I’m not precisely sure what it was about those stories, oft recounted during Nan’s life, that made me stop and think about them in a way I never have before. Possibly it was how John, a man for whom I have a tremendous and growing respect as the years pass, put them neatly together in his own voice. I saw then that his selection of those memories was careful and deliberate. Those were the pieces of his grandmother’s life that stuck out in his mind, the stories worth keeping and the values worth sharing. The parts of her that are still alive in him.
I also saw how these same stories have shaped his own interactions with his child and me. His joyous awakening every Christmas morning to share that magic with Katherine is part of that same spirit.

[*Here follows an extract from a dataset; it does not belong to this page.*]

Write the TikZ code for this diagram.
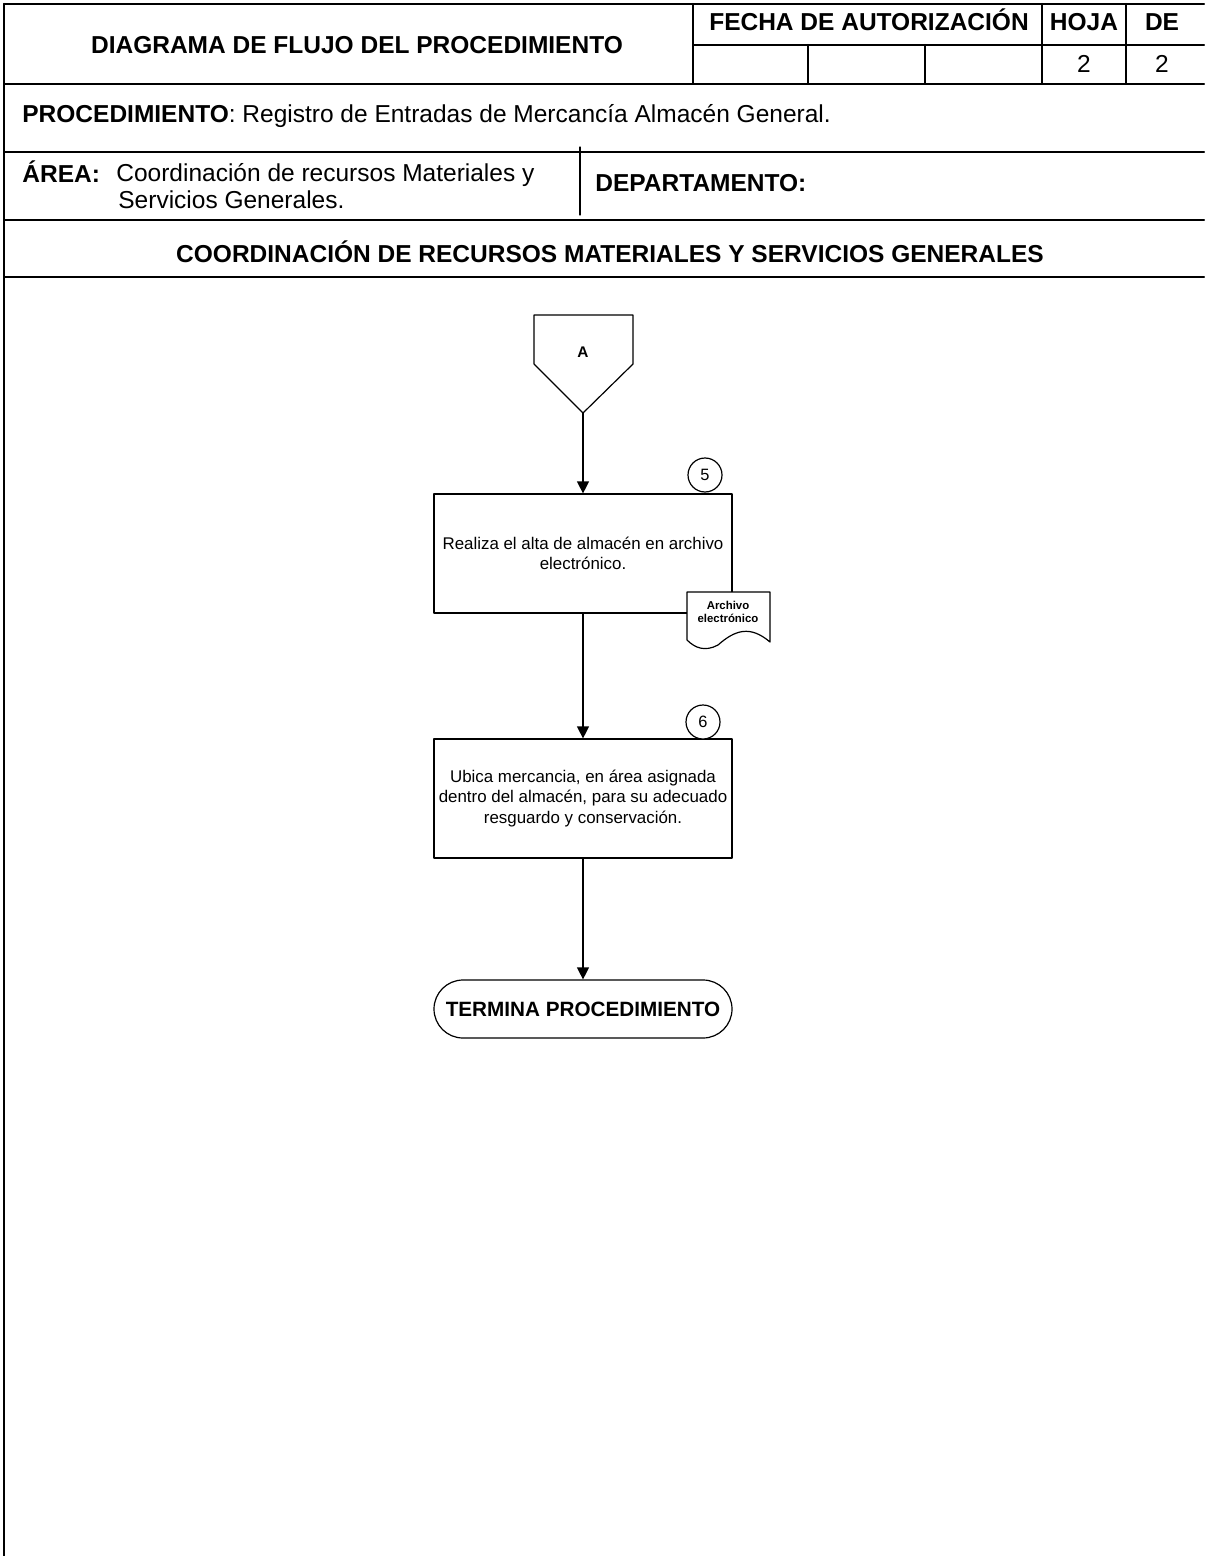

The fact that he has always respected and supported my pursuit of abilities and endeavours, lifting among them, has never been intimidated or overwhelmed by me, gives me honest opinions when I most need them, and is nothing but proud of having a wife able to stand firmly and strong are gifts that I appreciated when we first met and have formed one of the foundations of our friendship. Yesterday the absolute decency, strength, and solidity of this man were driven home to me in a way I can’t quite pinpoint but that I admire tremendously and for which I am more deeply grateful than I can say.
So I guess this is about lifting, really, except this time John did the picking things up while I got to admire and be proud of how strong he is. I am the luckiest woman in the world to have him for a friend.
Thanks to Nan, Bob, and Sylvia for raising such a decent man.